Not every critic sees that Fielding sets up an inevitable fall for women. Potter argues that:
Women are neither victims of deceitful men nor overdefensive virgins, but individuals who can choose to 'bestow' their favours on a man who will 'enjoy' them. In the earliest examples of the redefinition that develops throughout Fielding's works, virtue is no longer simply virginity, but something malleable and powerful in the hands of a woman granted the agency and intelligence to determine her own sexuality.
Counter to Campbell, Potter seems to emphasise how gender is removed and emphasises that Fielding sees gender as a social construct. There is a balancing of the genders and neither is favoured over the other. To Potter, "Only the weakening of humanity through cross-adoption of the most ridiculous qualities of either gender is attacked in Fielding's plays."

==Critical reception==
The reception of Fielding's plays received early recognition; his early plays placed him in a position of popularity alongside Gay.
George Bernard Shaw believed that Fielding was "the greatest practising dramatist, with the single exception of Shakespeare, produced in England between the Middle Ages and the nineteenth century." However, modern critics rarely agree with Shaw, as Robert Hume points out, "Few scholars have been much interested in Fielding's highly successful career as a dramatist. To most it has seemed a false start. Readers tend to find the conventional plays derivative and sentimental, the topical ones scrappy and superficial." In particular, only one book until 1988 was published on the topic, which was Ducrocq's Le theatre de Fielding, 1728–1737, et ses prolongements dans l'oeuvre romanesque. This critical approach is not limited to just Fielding, but to the whole field; the reputation of Colley Cibber was ruined by Pope's characterising him as the Arch Dunce and "Since the plays of Cibber's only serious rival, Henry Fielding, are hardly even read these days, let alone performed, the earlier eighteenth-century theater tends to be passed over with (at best) a polite cough."

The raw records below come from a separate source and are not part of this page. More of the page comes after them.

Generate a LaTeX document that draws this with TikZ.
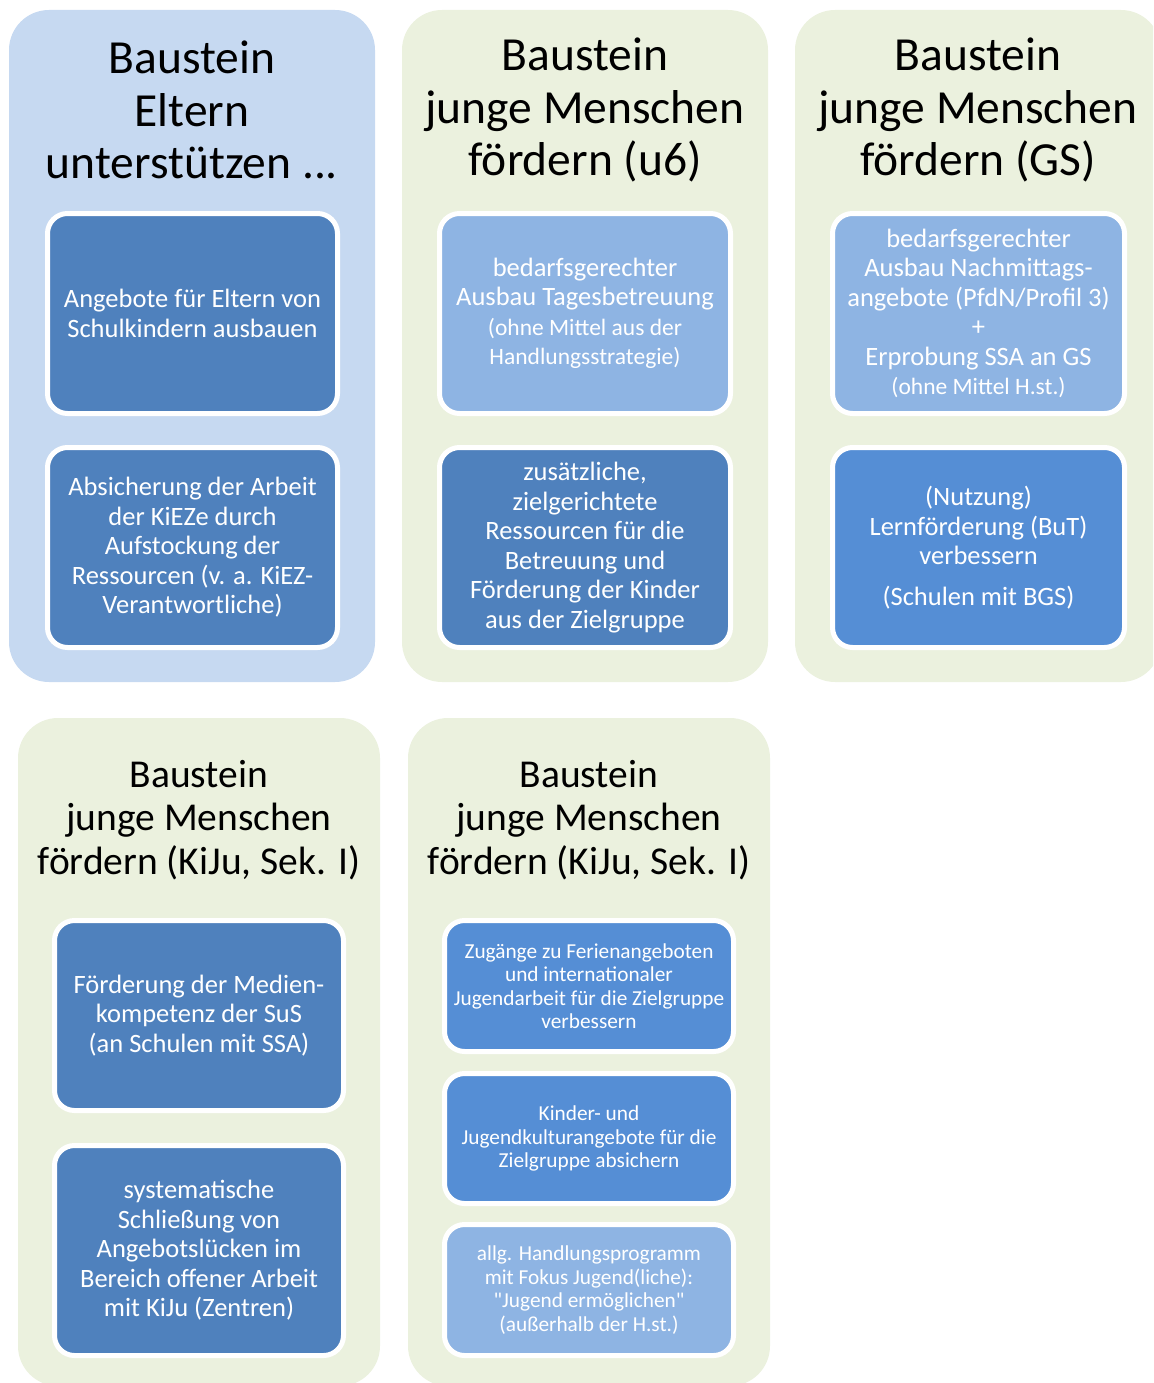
\documentclass[tikz,border=0pt]{standalone}
\usepackage{fontspec}
\setmainfont{Carlito}
\newfontfamily\qfont{Carlito}[Ligatures=TeXOff]
\definecolor{pblue}{HTML}{C6D9F1}
\definecolor{pgreen}{HTML}{EBF1DE}
\definecolor{bdark}{HTML}{4F81BD}
\definecolor{blight}{HTML}{8EB4E3}
\definecolor{bmid}{HTML}{558ED5}
\tikzset{
  panel/.style={rectangle, rounded corners=40pt, draw=none, inner sep=0pt},
  inbox/.style={rectangle, rounded corners=20pt, draw=white, line width=5pt, text=white, align=center, inner sep=0pt},
  bigtitle/.style={align=center, text=black, font=\fontsize{47.5}{52.5}\selectfont},
  smalltitle/.style={align=center, text=black, font=\fontsize{39.5}{43.5}\selectfont},
  boxtxt/.style={font=\fontsize{26.5}{29.5}\selectfont},
  smtxt/.style={font=\fontsize{21.3}{23.5}\selectfont},
}
\newcommand{\sm}{\fontsize{23.5}{27}\selectfont}
\newcommand{\dq}{{\qfont\char34}}
\begin{document}
\begin{tikzpicture}[x=1pt,y=-1pt]
\path[use as bounding box] (0,0) rectangle (1153,1383);
\clip (0,0) rectangle (1153,1383);
% panels
\node[panel, fill=pblue, minimum width=366pt, minimum height=672pt] (p1) at (192,346) {};
\node[panel, fill=pgreen, minimum width=366pt, minimum height=672pt] (p2) at (585,346) {};
\node[panel, fill=pgreen, minimum width=366pt, minimum height=672pt] (p3) at (978,346) {};
\node[panel, fill=pgreen, minimum width=362pt, minimum height=668pt] (p4) at (199,1052) {};
\node[panel, fill=pgreen, minimum width=362pt, minimum height=668pt] (p5) at (589,1052) {};
% titles
\node[bigtitle] (t1) at (192,110) {Baustein\\Eltern\\unterstützen ...};
\node[bigtitle] (t2) at (585,110) {Baustein\\junge Menschen\\fördern (u6)};
\node[bigtitle] (t3) at (978,110) {Baustein\\junge Menschen\\fördern (GS)};
\node[smalltitle] (t4) at (199,820) {Baustein\\junge Menschen\\fördern (KiJu, Sek. I)};
\node[smalltitle] (t5) at (589,820) {Baustein\\junge Menschen\\fördern (KiJu, Sek. I)};
% column 1
\node[inbox, boxtxt, fill=bdark, minimum width=290pt, minimum height=200pt] (a1) at (192.5,313.5)
  {Angebote für Eltern von\\Schulkindern ausbauen};
\node[inbox, boxtxt, fill=bdark, minimum width=290pt, minimum height=200pt] (a2) at (192.5,547.5)
  {Absicherung der Arbeit\\der KiEZe durch\\Aufstockung der\\Ressourcen (v. a. KiEZ-\\Verantwortliche)};
% column 2
\node[inbox, boxtxt, fill=blight, minimum width=291pt, minimum height=200pt] (b1) at (585,313.5)
  {bedarfsgerechter\\Ausbau Tagesbetreuung\\{\sm (ohne Mittel aus der}\\{\sm Handlungsstrategie)}};
\node[inbox, boxtxt, fill=bdark, minimum width=291pt, minimum height=200pt] (b2) at (585,547.5)
  {zusätzliche,\\zielgerichtete\\Ressourcen für die\\Betreuung und\\Förderung der Kinder\\aus der Zielgruppe};
% column 3
\node[inbox, boxtxt, fill=blight, minimum width=292pt, minimum height=200pt] (c1) at (978.5,313.5)
  {bedarfsgerechter\\Ausbau Nachmittags-\\angebote (PfdN/Profil 3)\\+\\Erprobung SSA an GS\\{\sm (ohne Mittel H.st.)}};
\node[inbox, boxtxt, fill=bmid, minimum width=292pt, minimum height=200pt] (c2) at (978.5,547.5)
  {(Nutzung)\\Lernförderung (BuT)\\verbessern\\[11pt](Schulen mit BGS)};
% column 4
\node[inbox, boxtxt, fill=bdark, minimum width=289pt, minimum height=190pt] (d1) at (199,1015.5)
  {Förderung der Medien-\\kompetenz der SuS\\(an Schulen mit SSA)};
\node[inbox, boxtxt, fill=bdark, minimum width=289pt, minimum height=210pt] (d2) at (199,1250.5)
  {systematische\\Schließung von\\Angebotslücken im\\Bereich offener Arbeit\\mit KiJu (Zentren)};
% column 5
\node[inbox, smtxt, fill=bmid, minimum width=289pt, minimum height=131pt] (e1) at (589,986)
  {Zugänge zu Ferienangeboten\\und internationaler\\Jugendarbeit für die Zielgruppe\\verbessern};
\node[inbox, smtxt, fill=bmid, minimum width=289pt, minimum height=130pt] (e2) at (589,1138.5)
  {Kinder- und\\Jugendkulturangebote für die\\Zielgruppe absichern};
\node[inbox, smtxt, fill=blight, minimum width=289pt, minimum height=131pt] (e3) at (589,1290)
  {allg. Handlungsprogramm\\mit Fokus Jugend(liche):\\\dq Jugend ermöglichen\dq\\(außerhalb der H.st.)};
\end{tikzpicture}
\end{document}
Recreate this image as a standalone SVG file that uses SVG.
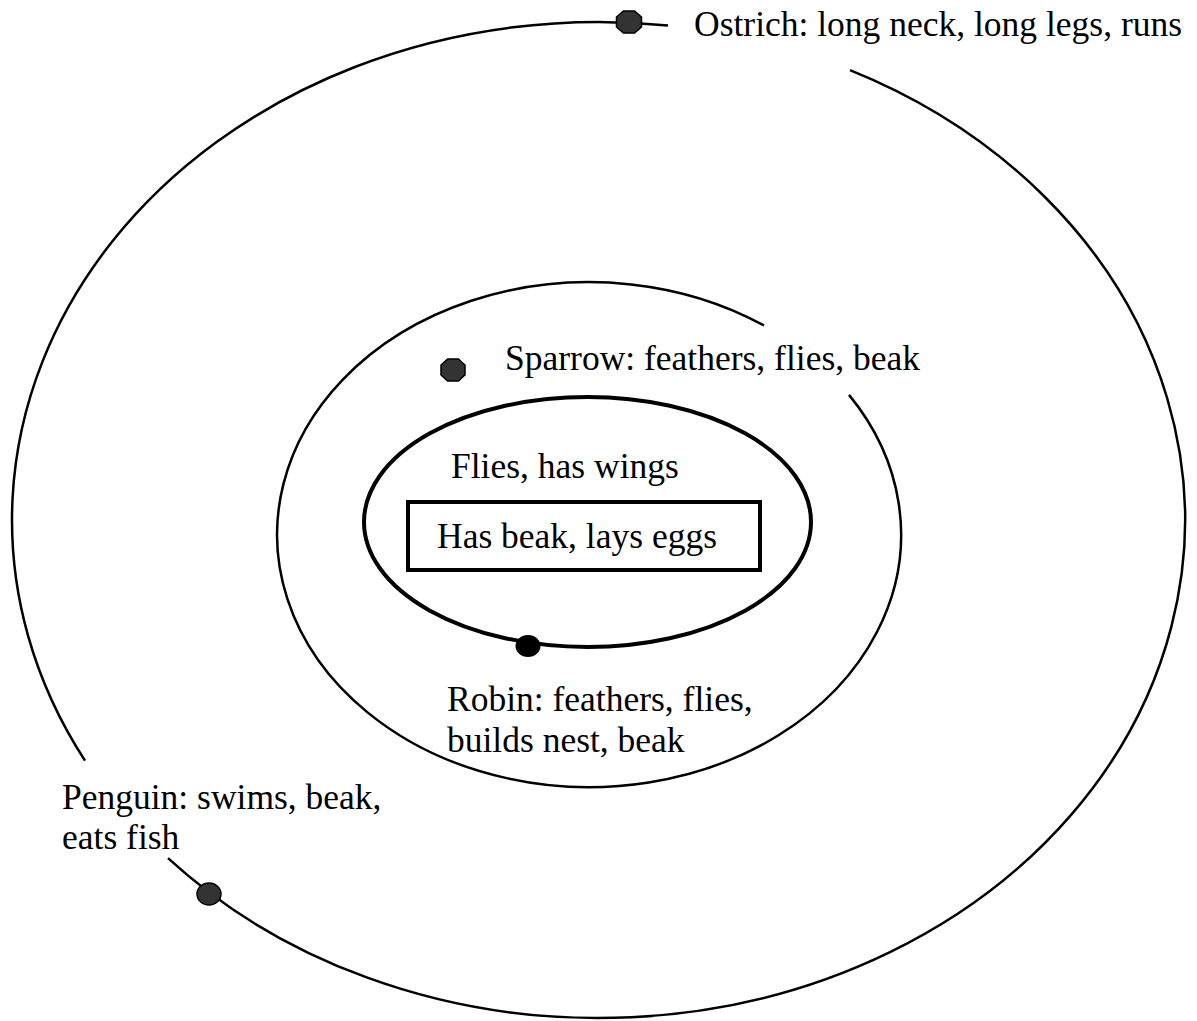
<svg xmlns="http://www.w3.org/2000/svg" width="1197" height="1021" viewBox="0 0 1197 1021">
<style>
.ring{fill:none;stroke:#000;stroke-width:2.5}
.inner{fill:none;stroke:#000;stroke-width:4}
.dot{fill:#333;stroke:#000;stroke-width:1.5}
.lbl{font-family:"Liberation Serif","Times New Roman",serif;font-size:35.5px;fill:#000}
</style>
<rect width="1197" height="1021" fill="#fff"/>
<g id="connectors">
<path class="ring" d="M 850 70.1 A 586.5 498 0 1 1 168 858.2"/>
<path class="ring" d="M 85 760.6 A 586.5 498 0 0 1 668 25.5"/>
<path class="ring" d="M 849 394.9 A 312 252.5 0 1 1 764 325.5"/>
</g>
<g id="inner-ellipse">
<ellipse class="inner" cx="587.5" cy="522" rx="223.5" ry="125"/>
<text class="lbl" x="451" y="478">Flies, has wings</text>
</g>
<g id="core-box">
<rect class="inner" x="408" y="502" width="352" height="68"/>
<text class="lbl" x="437" y="548">Has beak, lays eggs</text>
</g>
<g id="ostrich">
<polygon class="dot" points="623.4,11 634.6,11 641.5,17 641.5,27 634.6,33 623.4,33 616.5,27 616.5,17"/>
<text class="lbl" x="694" y="36">Ostrich: long neck, long legs, runs</text>
</g>
<g id="sparrow">
<polygon class="dot" points="447.6,359 458.4,359 465,365 465,375 458.4,381 447.6,381 441,375 441,365"/>
<text class="lbl" x="505" y="370">Sparrow: feathers, flies, beak</text>
</g>
<g id="robin">
<ellipse cx="528" cy="646" rx="12.5" ry="11" fill="#000"/>
<text class="lbl" x="447" y="711">Robin: feathers, flies,</text>
<text class="lbl" x="447" y="752">builds nest, beak</text>
</g>
<g id="penguin">
<ellipse class="dot" cx="209" cy="894" rx="12" ry="11"/>
<text class="lbl" x="62" y="809">Penguin: swims, beak,</text>
<text class="lbl" x="62" y="849">eats fish</text>
</g>
</svg>
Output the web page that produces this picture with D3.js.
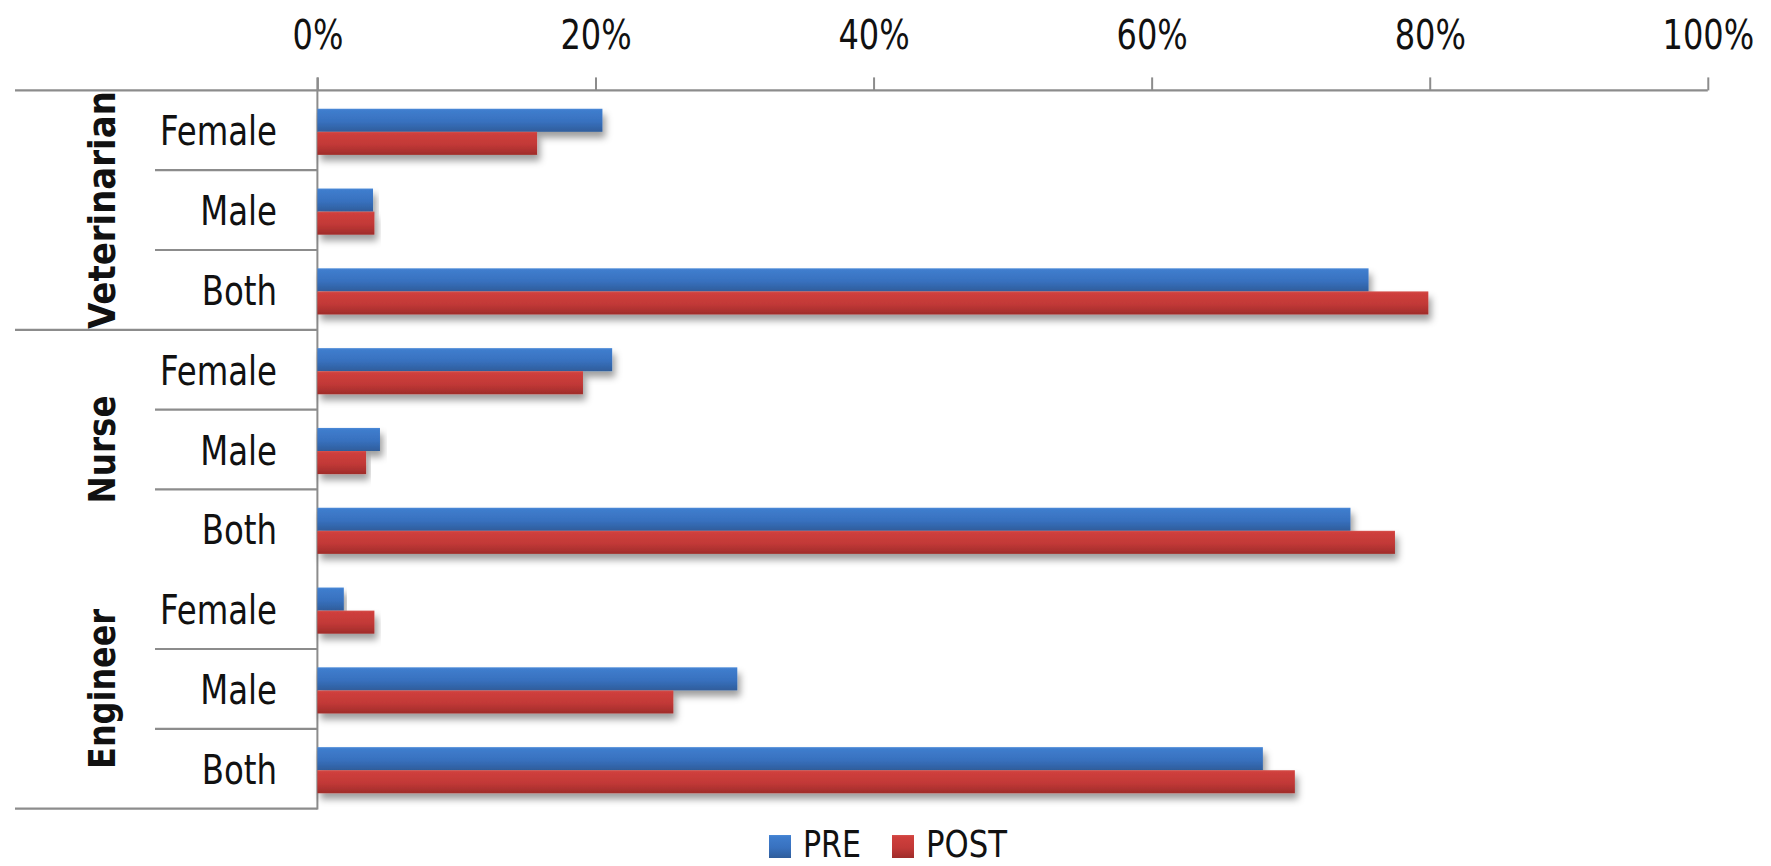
<!DOCTYPE html>
<html>
<head>
<meta charset="utf-8">
<script src="https://cdn.jsdelivr.net/npm/d3@7"></script>
<style>
  html, body { margin: 0; padding: 0; background: #ffffff; }
  svg { display: block; }
</style>
</head>
<body>
<svg id="chart" width="1771" height="866"></svg>
<script>
// ---------------- data ----------------
const groups = ["Veterinarian", "Nurse", "Engineer"];
const subgroups = ["Female", "Male", "Both"];
const series = ["PRE", "POST"];
const preValues  = [0.205, 0.040, 0.756, 0.212, 0.045, 0.743, 0.019, 0.302, 0.680];
const postValues = [0.158, 0.041, 0.799, 0.191, 0.035, 0.775, 0.041, 0.256, 0.703];
const tickValues = [0, 0.2, 0.4, 0.6, 0.8, 1.0];
const tickLabels = ["0%", "20%", "40%", "60%", "80%", "100%"];
const groupsWithSeparator = ["Veterinarian"]; // separator lines drawn below these groups

(function () {
// ---------------- build rows ----------------
const rows = [];
groups.forEach((g, gi) => {
  subgroups.forEach((s, si) => {
    const i = gi * subgroups.length + si;
    rows.push({ id: g + "|" + s, group: g, sub: s, PRE: preValues[i], POST: postValues[i] });
  });
});

const svg = d3.select("#chart");

const plotLeft = 317.4, plotRight = 1707.8, plotTop = 90.4, plotBottom = 808.6;
const labelLineLeft = 15, subLineLeft = 155;

const x = d3.scaleLinear().domain([0, 1]).range([plotLeft, plotRight]);
const y = d3.scaleBand().domain(rows.map(d => d.id)).range([plotTop, plotBottom]).padding(0);
const yInner = d3.scaleBand().domain(series).range([0, y.bandwidth()]).paddingInner(0).paddingOuter(0.73);
const color = d3.scaleOrdinal().domain(series).range(["blue", "red"]);

// condense text horizontally (reference font is narrow, Calibri-like)
function condense(sel, k) {
  sel.each(function () {
    const w = this.getComputedTextLength();
    d3.select(this).attr("textLength", (w * k).toFixed(1)).attr("lengthAdjust", "spacingAndGlyphs");
  });
}

// ---------------- defs ----------------
const defs = svg.append("defs");
const grads = {
  blue: [["0%", "#4b8ad8"], ["8%", "#3f7dcd"], ["55%", "#3871bf"], ["100%", "#2f5d9b"]],
  red:  [["0%", "#d6524e"], ["8%", "#cf3f3c"], ["55%", "#c23937"], ["100%", "#9f2c2a"]]
};
Object.entries(grads).forEach(([k, stops]) => {
  const lg = defs.append("linearGradient").attr("id", "grad-" + k)
    .attr("x1", 0).attr("y1", 0).attr("x2", 0).attr("y2", 1);
  stops.forEach(([o, c]) => lg.append("stop").attr("offset", o).attr("stop-color", c));
});
const f = defs.append("filter").attr("id", "shadow")
  .attr("x", "-5%").attr("y", "-30%").attr("width", "115%").attr("height", "190%");
f.append("feDropShadow").attr("dx", 3).attr("dy", 6).attr("stdDeviation", 3.5)
  .attr("flood-color", "#000").attr("flood-opacity", 0.38);

const lineColor = "#8c8c8c";
const labelFont = "'Liberation Sans Narrow', 'Arial Narrow', 'DejaVu Sans Condensed', 'Liberation Sans', sans-serif";

// ---------------- top axis ----------------
const axis = d3.axisTop(x)
  .tickValues(tickValues)
  .tickFormat((d, i) => tickLabels[i])
  .tickSize(13)
  .tickPadding(28);
const gAxis = svg.append("g").attr("transform", `translate(0,${plotTop})`).call(axis);
gAxis.select(".domain").remove();
gAxis.selectAll(".tick line").attr("stroke", lineColor).attr("stroke-width", 2);
gAxis.selectAll(".tick text")
  .attr("font-family", labelFont)
  .attr("font-size", 40)
  .attr("fill", "#111")
  .call(condense, 0.89);

// full top line (axis + label area)
svg.append("line")
  .attr("x1", labelLineLeft).attr("x2", plotRight)
  .attr("y1", plotTop).attr("y2", plotTop)
  .attr("stroke", lineColor).attr("stroke-width", 2.2);

// vertical category axis line
svg.append("line")
  .attr("x1", plotLeft).attr("x2", plotLeft)
  .attr("y1", plotTop - 13).attr("y2", plotBottom + 1)
  .attr("stroke", lineColor).attr("stroke-width", 2);

// sub separators (between subgroups within each group)
const subSepRows = rows.filter(d => d.sub !== subgroups[0]);
svg.append("g").selectAll("line").data(subSepRows).join("line")
  .attr("x1", subLineLeft).attr("x2", plotLeft)
  .attr("y1", d => y(d.id)).attr("y2", d => y(d.id))
  .attr("stroke", lineColor).attr("stroke-width", 2.2);

// group separators
const lastRows = rows.filter(d => d.sub === subgroups[subgroups.length - 1] &&
  (groupsWithSeparator.includes(d.group) || d.group === groups[groups.length - 1]));
svg.append("g").selectAll("line").data(lastRows).join("line")
  .attr("x1", labelLineLeft).attr("x2", plotLeft)
  .attr("y1", d => y(d.id) + y.bandwidth()).attr("y2", d => y(d.id) + y.bandwidth())
  .attr("stroke", lineColor).attr("stroke-width", 2.2);

// ---------------- bars ----------------
const gBars = svg.append("g").attr("transform", "translate(0,1.5)");
series.forEach(s => {
  gBars.append("g").selectAll("rect").data(rows).join("rect")
    .attr("x", x(0))
    .attr("y", d => y(d.id) + yInner(s))
    .attr("width", d => x(d[s]) - x(0))
    .attr("height", yInner.bandwidth())
    .attr("fill", `url(#grad-${color(s)})`)
    .attr("filter", "url(#shadow)");
});

// ---------------- subgroup labels ----------------
svg.append("g").selectAll("text").data(rows).join("text")
  .attr("x", 277)
  .attr("y", d => y(d.id) + y.bandwidth() / 2 + 15)
  .attr("text-anchor", "end")
  .attr("font-family", labelFont)
  .attr("font-size", 40)
  .attr("fill", "#111")
  .text(d => d.sub)
  .call(condense, 0.9);

// ---------------- group labels ----------------
const groupLen = { "Veterinarian": 238, "Nurse": 108, "Engineer": 160 };
svg.append("g").selectAll("text").data(groups).join("text")
  .attr("transform", g => {
    const first = y(g + "|" + subgroups[0]);
    const last = y(g + "|" + subgroups[subgroups.length - 1]) + y.bandwidth();
    return `translate(115,${(first + last) / 2}) rotate(-90)`;
  })
  .attr("text-anchor", "middle")
  .attr("font-family", "'DejaVu Sans', sans-serif")
  .attr("font-weight", "bold")
  .attr("font-size", 38)
  .attr("textLength", g => groupLen[g])
  .attr("lengthAdjust", "spacingAndGlyphs")
  .attr("fill", "#111")
  .text(g => g);

// ---------------- legend ----------------
const legend = svg.append("g").attr("transform", "translate(769,834)");
const legendTextLen = { "PRE": 58, "POST": 81 };
let lx = 0;
series.forEach(s => {
  const item = legend.append("g").attr("transform", `translate(${lx},0)`);
  item.append("rect").attr("y", 1).attr("width", 22).attr("height", 23)
    .attr("fill", `url(#grad-${color(s)})`);
  item.append("text").attr("x", 34).attr("y", 23)
    .attr("font-family", labelFont)
    .attr("font-size", 37)
    .attr("textLength", legendTextLen[s])
    .attr("lengthAdjust", "spacingAndGlyphs")
    .attr("fill", "#111")
    .text(s);
  lx += 34 + legendTextLen[s] + 31;
});
})();
</script>
</body>
</html>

J. Paul Hunter believes that:
Fielding's plays do not prophesy that he will become a major novelist, but the direction of his theatrical career does suggest concerns that increasingly led him away from pure representation [...] Fielding's separation from the theatre was a forced one, but the expulsion was fortunate, freeing him from a relationship and commitment that had always been in some sense against the grain [...] Fielding's way is not really very dramatic, either in novels or in plays; he never developed stage-likely objective correlatives, having reserved his artistic energy for the examining process in which the action is rerun again and again, reviewed, considered, nearly masticated.

To Albert Rivero, ten of the plays "mark significant moments in [Fielding's] theatrical life": Love in Several Masques, The Temple Beau, The Author's Farce, Tom Thumb, The Tragedy of Tragedies, Rape upon Rape, The Grub Street Opera, The Modern Husband, Pasquin, and The Historical Register. Similarly, Potter organised the plays by a general theme of developing libertine characters and believed that "Fielding's most successful group of plays followed Love in Several Masques both chronologically and thematically. Comedies and burlesques such as The Author's Farce, The Tragedy of Tragedies, The Old Debauchees, and Pasquin made Fielding the most popular playwright of the 1730s, and all of these plays contain characters, situations, and dialogues that invoke libertine philosophy in some way, thought they vary in the explicitness of the depiction." In his biography of Fielding, Pagliaro declares that "Between 1727 and 1737, by which time he was only 30 years old, Fielding became England's most successful living playwright."